その状況を一変させたのが、2022年に本格観測を開始したJWSTだ。同宇宙望遠鏡が搭載する近赤外分光装置「NIRSpec」は、1μm~5μmの波長を捉えることが可能で、これまで観測できなかった2μm以上の長波長の赤外線を捉えられることに加え、主鏡の直径が6.5mと、地上の大型望遠鏡に迫るサイズであることなどもあって、研究者も驚くほどの高精度な観測データが取得されるようになったのである。そのデータの高精細さについて中島特任助教は「観測データとは思えないほどで驚きました」として目を疑ったとし、大内教授も最初にデータを見た時は「驚きのあまりイスから転げ落ちそうになりました」と述べていた。

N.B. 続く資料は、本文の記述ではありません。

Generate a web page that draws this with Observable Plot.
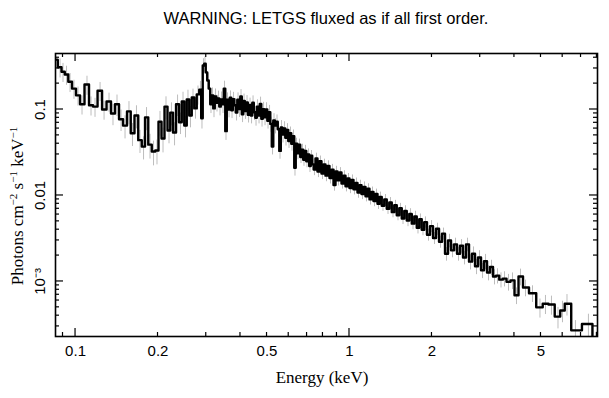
<!DOCTYPE html>
<html><head><meta charset="utf-8">
<script src="https://cdn.jsdelivr.net/npm/d3@7"></script>
<script src="https://cdn.jsdelivr.net/npm/@observablehq/plot@0.6"></script>
<style>body{margin:0;background:#fff}</style>
</head><body><div id="chart"></div>
<script>
// Bin centres (keV)
const energyKeV = [
0.0845,0.0878,0.0900,0.0927,0.0955,0.0987,0.1021,0.1056,0.1101,0.1139,
0.1178,0.1229,0.1271,0.1325,0.1370,0.1417,0.1466,0.1516,0.1567,0.1614,
0.1669,0.1719,0.1771,0.1816,0.1870,0.1926,0.1983,0.2034,0.2086,0.2139,
0.2194,0.2240,0.2298,0.2357,0.2416,0.2468,0.2520,0.2573,0.2628,0.2684,
0.2741,0.2799,0.2858,0.2894,0.2931,0.2968,0.3006,0.3044,0.3083,0.3122,
0.3162,0.3202,0.3243,0.3284,0.3326,0.3368,0.3411,0.3454,0.3498,0.3542,
0.3587,0.3633,0.3679,0.3726,0.3773,0.3821,0.3870,0.3919,0.3969,0.4019,
0.4070,0.4122,0.4174,0.4227,0.4281,0.4335,0.4390,0.4446,0.4502,0.4559,
0.4617,0.4676,0.4735,0.4795,0.4856,0.4917,0.4980,0.5043,0.5107,0.5171,
0.5237,0.5303,0.5370,0.5438,0.5507,0.5577,0.5648,0.5719,0.5792,0.5865,
0.5939,0.6015,0.6091,0.6168,0.6246,0.6325,0.6405,0.6486,0.6568,0.6652,
0.6736,0.6821,0.6908,0.6995,0.7084,0.7174,0.7265,0.7357,0.7450,0.7576,
0.7705,0.7836,0.7969,0.8104,0.8242,0.8382,0.8524,0.8669,0.8816,0.8965,
0.9117,0.9272,0.9429,0.9589,0.9751,0.9916,1.0084,1.0255,1.0429,1.0606,
1.0786,1.0968,1.1155,1.1344,1.1536,1.1732,1.1931,1.2133,1.2339,1.2548,
1.2761,1.2977,1.3252,1.3534,1.3822,1.4116,1.4416,1.4722,1.5034,1.5354,
1.5680,1.6013,1.6354,1.6701,1.7056,1.7418,1.7783,1.8160,1.8546,1.8939,
1.9423,1.9927,2.0435,2.0957,2.1492,2.2040,2.2603,2.3180,2.3772,2.4379,
2.5001,2.5640,2.6294,2.6966,2.7654,2.8360,2.9084,2.9827,3.0588,3.1369,
3.2170,3.2991,3.3833,3.4697,3.5732,3.6799,3.8057,3.9358,4.0704,4.2096,
4.3901,4.6554,4.9575,5.1925,5.4612,5.7680,5.9903,6.2213,6.6800,7.4500,7.9700
];
// Flux (photons cm^-2 s^-1 keV^-1)
const fluxValues = [
0.38,0.31,0.275,0.255,0.21,0.175,0.146,0.115,0.195,0.112,
0.108,0.165,0.100,0.124,0.090,0.115,0.077,0.065,0.095,0.053,
0.085,0.044,0.037,0.081,0.039,0.0325,0.0334,0.072,0.046,0.108,
0.057,0.092,0.054,0.115,0.071,0.124,0.065,0.131,0.085,0.138,
0.103,0.150,0.170,0.079,0.325,0.340,0.270,0.217,0.175,0.115,
0.146,0.103,0.142,0.120,0.134,0.108,0.131,0.115,0.175,0.056,
0.130,0.100,0.137,0.098,0.132,0.112,0.092,0.130,0.101,0.142,
0.088,0.126,0.096,0.121,0.087,0.113,0.085,0.120,0.093,0.080,
0.108,0.085,0.116,0.078,0.101,0.081,0.100,0.074,0.093,0.068,
0.037,0.0745,0.065,0.072,0.059,0.033,0.062,0.051,0.060,0.047,
0.058,0.043,0.053,0.040,0.049,0.021,0.040,0.031,0.039,0.028,
0.034,0.026,0.033,0.025,0.030,0.022,0.029,0.023,0.020,0.027,
0.019,0.025,0.018,0.023,0.017,0.022,0.016,0.020,0.0132,0.019,
0.0150,0.0185,0.0138,0.0170,0.0128,0.0158,0.0122,0.0152,0.0118,0.0140,
0.0108,0.0132,0.0104,0.0126,0.0098,0.0120,0.0090,0.0110,0.0086,0.0104,
0.0080,0.0096,0.0076,0.0090,0.0070,0.0083,0.0064,0.0077,0.0059,0.0071,
0.0054,0.0066,0.0051,0.0061,0.0047,0.0057,0.0042,0.0053,0.0040,0.0049,
0.0035,0.0044,0.0032,0.0041,0.0029,0.0036,0.0021,0.0030,0.0023,0.0027,
0.0021,0.0026,0.0019,0.0027,0.0017,0.0021,0.0015,0.0019,0.00135,0.00172,
0.00127,0.00147,0.00114,0.00117,0.00105,0.00108,0.00099,0.00103,0.00069,0.00114,
0.00085,0.00073,0.00050,0.00055,0.00054,0.00039,0.00046,0.00055,0.00027,0.00032,0.00020
];
// 1-sigma error, percent of flux
const errorPercent = [
25,25,25,25,25,25,25,25,25,25,
25,25,25,25,28,28,28,30,30,30,
30,30,30,30,32,32,32,32,32,30,
30,30,30,28,28,28,28,28,28,25,
25,25,25,25,20,20,20,22,22,22,
22,22,22,22,22,22,22,22,22,22,
20,20,20,20,20,20,20,20,20,20,
20,20,20,20,20,20,20,20,20,20,
20,20,20,20,20,20,20,20,20,20,
20,20,20,20,20,20,20,20,20,20,
18,18,18,18,18,20,16,16,16,16,
16,16,16,16,16,16,15,15,15,15,
15,15,15,15,15,15,15,15,15,15,
14,14,14,14,14,14,14,14,14,14,
14,14,14,14,14,14,14,14,14,14,
14,14,14,14,14,14,14,14,14,14,
15,15,15,15,15,15,15,15,15,15,
16,16,16,16,16,16,18,18,18,18,
18,18,18,18,20,20,20,20,20,20,
20,20,20,20,20,20,22,22,22,22,
22,22,25,25,25,28,28,28,30,30,30
];
const xTickValues = [0.1, 0.2, 0.5, 1, 2, 5];
const yTickValues = [0.1, 0.01, 0.001];
const yTickLabels = ["0.1", "0.01", "10\u207B\u00B3"];
const titleText = "WARNING: LETGS fluxed as if all first order.";
const xLabel = "Energy (keV)";

const rows = energyKeV.map((e, i) => ({
  e, f: fluxValues[i],
  lo: fluxValues[i] * (1 - errorPercent[i] / 100),
  hi: fluxValues[i] * (1 + errorPercent[i] / 100)
}));

const chart = Plot.plot({
  width: 609, height: 398,
  marginLeft: 55, marginRight: 12, marginTop: 53, marginBottom: 62,
  style: {fontFamily: "'Liberation Sans', Arial, sans-serif", background: "white", color: "black", overflow: "visible"},
  x: {type: "log", domain: [0.0845, 8.04]},
  y: {type: "log", domain: [0.000229, 0.448]},
  marks: [
    Plot.ruleX(rows, {x: "e", y1: "lo", y2: "hi", stroke: "#bdbdbd", strokeWidth: 1, clip: true}),
    Plot.line(rows, {x: "e", y: "f", curve: "step", stroke: "black", strokeWidth: 2.4, clip: true}),
    Plot.frame({stroke: "black", strokeWidth: 1.6}),
    Plot.axisX({ticks: xTickValues, tickFormat: d => String(d), tickSize: 0, tickPadding: 9, fontSize: 15, label: null}),
    Plot.axisY({ticks: yTickValues, tickFormat: d => yTickLabels[yTickValues.indexOf(d)], tickSize: 0, tickPadding: 15, rotate: -90, textAnchor: "middle", fontSize: 15, label: null})
  ]
});
document.getElementById("chart").appendChild(chart);

// inward ticks on all four sides, placed with the plot's own scales
const sx = chart.scale("x"), sy = chart.scale("y");
const [L, R] = sx.range, [B, T] = sy.range;
const svg = d3.select(chart);
const g = svg.append("g").attr("stroke", "black").attr("stroke-width", 1.2);
const xMinor = [0.09,0.2,0.3,0.4,0.5,0.6,0.7,0.8,0.9,2,3,4,5,6,7,8];
const xMajor = [0.1, 1];
const yMajor = [0.001, 0.01, 0.1];
const yMinor = [];
for (const dec of [1e-4, 1e-3, 1e-2, 1e-1]) for (let m = 2; m <= 9; m++) {
  const v = m * dec; if (v > sy.domain[0] && v < sy.domain[1]) yMinor.push(v);
}
function xt(v, len) {
  const p = sx.apply(v);
  g.append("line").attr("x1", p).attr("x2", p).attr("y1", B).attr("y2", B - len);
  g.append("line").attr("x1", p).attr("x2", p).attr("y1", T).attr("y2", T + len);
}
function yt(v, len) {
  const p = sy.apply(v);
  g.append("line").attr("y1", p).attr("y2", p).attr("x1", L).attr("x2", L + len);
  g.append("line").attr("y1", p).attr("y2", p).attr("x1", R).attr("x2", R - len);
}
xMinor.forEach(v => xt(v, 4)); xMajor.forEach(v => xt(v, 8));
yMinor.forEach(v => yt(v, 4)); yMajor.forEach(v => yt(v, 8));

// title
svg.append("text").attr("x", (L + R) / 2).attr("y", 24).attr("text-anchor", "middle")
  .attr("font-family", "'Liberation Sans', Arial, sans-serif").attr("font-size", 16.5).attr("fill", "black").text(titleText);
// x label
svg.append("text").attr("x", 322).attr("y", 383).attr("text-anchor", "middle")
  .attr("font-family", "'Liberation Serif', 'Times New Roman', serif").attr("font-size", 17).attr("fill", "black").text(xLabel);
// y label with superscripts
const ylab = svg.append("text").attr("transform", `translate(23, 206) rotate(-90)`).attr("text-anchor", "middle")
  .attr("font-family", "'Liberation Serif', 'Times New Roman', serif").attr("font-size", 17).attr("fill", "black");
const parts = [["Photons cm", false], ["\u22122", true], [" s", false], ["\u22121", true], [" keV", false], ["\u22121", true]];
parts.forEach(([t, sup]) => {
  const ts = ylab.append("tspan").text(t);
  if (sup) ts.attr("font-size", 11).attr("baseline-shift", "6");
});
</script>
</body></html>
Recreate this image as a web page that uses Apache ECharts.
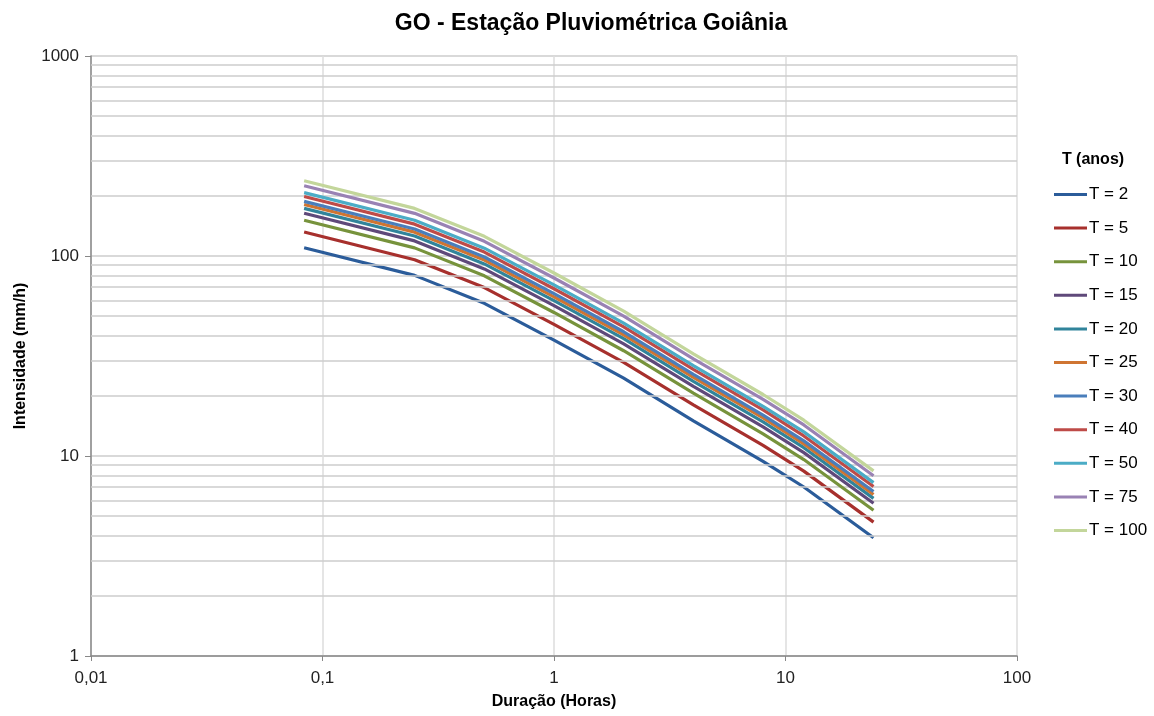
<!DOCTYPE html>
<html>
<head>
<meta charset="utf-8">
<script src="https://cdn.jsdelivr.net/npm/echarts@6/dist/echarts.min.js"></script>
<style>html,body{margin:0;padding:0;background:#fff}#c{width:1154px;height:716px}</style>
</head>
<body>
<div id="c"></div>
<script>
// Duration (hours)
const durations = [0.0833, 0.25, 0.5, 1, 2, 4, 8, 12, 24];
// Return periods (legend names)
const seriesNames = ['T = 2','T = 5','T = 10','T = 15','T = 20','T = 25','T = 30','T = 40','T = 50','T = 75','T = 100'];
// Intensity (mm/h) per series
const t2   = [110.0, 80.0, 58.0, 38.0, 24.5, 15.0, 9.4, 7.0, 3.90];
const t5   = [131.8, 95.8, 69.5, 45.5, 29.4, 18.0, 11.3, 8.4, 4.67];
const t10  = [151.0, 109.8, 79.6, 52.2, 33.6, 20.6, 12.9, 9.6, 5.35];
const t15  = [163.6, 119.0, 86.2, 56.5, 36.4, 22.3, 14.0, 10.4, 5.80];
const t20  = [173.1, 125.9, 91.3, 59.8, 38.6, 23.6, 14.8, 11.0, 6.14];
const t25  = [181.0, 131.6, 95.4, 62.5, 40.3, 24.7, 15.5, 11.5, 6.42];
const t30  = [187.6, 136.4, 98.9, 64.8, 41.8, 25.6, 16.0, 11.9, 6.65];
const t40  = [198.4, 144.3, 104.6, 68.6, 44.2, 27.1, 17.0, 12.6, 7.04];
const t50  = [207.5, 150.9, 109.4, 71.7, 46.2, 28.3, 17.7, 13.2, 7.36];
const t75  = [224.6, 163.4, 118.4, 77.6, 50.0, 30.6, 19.2, 14.3, 7.96];
const t100 = [237.8, 173.0, 125.4, 82.2, 53.0, 32.4, 20.3, 15.1, 8.43];
const allValues = [t2,t5,t10,t15,t20,t25,t30,t40,t50,t75,t100];
const colors = ['#2B5C9A','#A7302D','#77933C','#5F497A','#31849B','#CF7532','#4A7EBB','#BE4B48','#4BACC6','#9982B4','#C3D69B'];
// Minor horizontal grid values
const minorGrid = [2,3,4,5,6,7,8,9,20,30,40,50,60,70,80,90,200,300,400,500,600,700,800,900];
const xTickLabels = {0.01:'0,01',0.1:'0,1',1:'1',10:'10',100:'100'};
const yTickLabels = {1:'1',10:'10',100:'100',1000:'1000'};

const FONT = 'Liberation Sans, Arial, sans-serif';
const chart = echarts.init(document.getElementById('c'), null, {renderer:'canvas'});
const series = seriesNames.map((n,i)=>({
  name:n, type:'line', symbol:'none', smooth:false,
  data: durations.map((d,j)=>[d, allValues[i][j]]),
  lineStyle:{width:3.2, color:colors[i]}, itemStyle:{color:colors[i]},
  z: 3 + i
}));
series.unshift({
  name:'_grid', type:'line', data:[], silent:true, z:1,
  markLine:{silent:true, symbol:'none', label:{show:false},
    lineStyle:{color:'#cccccc', width:1.5, type:'solid'},
    data: minorGrid.map(v=>({yAxis:v}))}
});
chart.setOption({
  animation:false,
  backgroundColor:'#fff',
  title:[
    {text:'GO - Estação Pluviométrica Goiânia', left:586, top:7, textAlign:'center',
     textStyle:{fontFamily:FONT, fontSize:23, fontWeight:'bold', color:'#000'}},
    {text:'T (anos)', left:1088, top:147, textAlign:'center',
     textStyle:{fontFamily:FONT, fontSize:16, fontWeight:'bold', color:'#000'}}
  ],
  legend:{
    orient:'vertical', left:1049, top:181, itemWidth:33, itemHeight:3, itemGap:16.6,
    data: seriesNames,
    icon:'rect',
    textStyle:{fontFamily:FONT, fontSize:17, color:'#000', padding:[0,0,0,-3]}
  },
  grid:{left:91, right:137, top:56, bottom:60, containLabel:false},
  xAxis:{
    type:'log', logBase:10, min:0.01, max:100,
    name:'Duração (Horas)', nameLocation:'middle', nameGap:38,
    nameTextStyle:{fontFamily:FONT, fontSize:16, fontWeight:'bold', color:'#000'},
    axisLine:{lineStyle:{color:'#888', width:1.5}},
    axisTick:{show:true, length:5, inside:false, lineStyle:{color:'#888'}},
    axisLabel:{fontFamily:FONT, fontSize:17, color:'#222', margin:14,
      formatter:v=>xTickLabels[v] !== undefined ? xTickLabels[v] : (''+v).replace('.',',')},
    splitLine:{show:true, lineStyle:{color:'#dddddd', width:1.5}}
  },
  yAxis:{
    type:'log', logBase:10, min:1, max:1000,
    name:'Intensidade (mm/h)', nameLocation:'middle', nameGap:62, nameRotate:90,
    nameTextStyle:{fontFamily:FONT, fontSize:16, fontWeight:'bold', color:'#000'},
    axisLine:{show:true, lineStyle:{color:'#888', width:1.5}},
    axisTick:{show:true, length:6, lineStyle:{color:'#888'}},
    axisLabel:{fontFamily:FONT, fontSize:17, color:'#222', margin:12,
      formatter:v=>yTickLabels[v] !== undefined ? yTickLabels[v] : ''+v},
    splitLine:{show:true, lineStyle:{color:'#cccccc', width:1.5}}
  },
  series: series
});
</script>
</body>
</html>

今回活用されたデータは、研究者なら世界中の誰でも利用できる一般公開データだ。JWSTはとてつもないスペックを有するため、観測系の天文学者なら使いたくない人を探す方が難しいほどだという。しかし、時間の都合で現状ではごく一部の観測計画しか採用できないため、大多数の天文学者はいつか占有時間を獲得できる日が来ることを待ち望んでいる状態であり、そうした天文学者のために少しでも役立ててもらおうということで、誰でも利用可能な観測データが公開されているのである。
これまで、その公開観測データを利用し、結果としてこういうことがわかった、というまず観測データありきの研究成果が発表されていた。しかし今回の研究では、まず明らかにしたいことがあり、そのためにJWSTの観測データを利用したという点で、他の研究成果とは異なるとする。そして、研究開始当時はまだ世界でもJWSTの観測データの解析手法が確立されていなかった中、独自の高度な解析手法を開発して適用することで、今回の成果を導き出したとしている。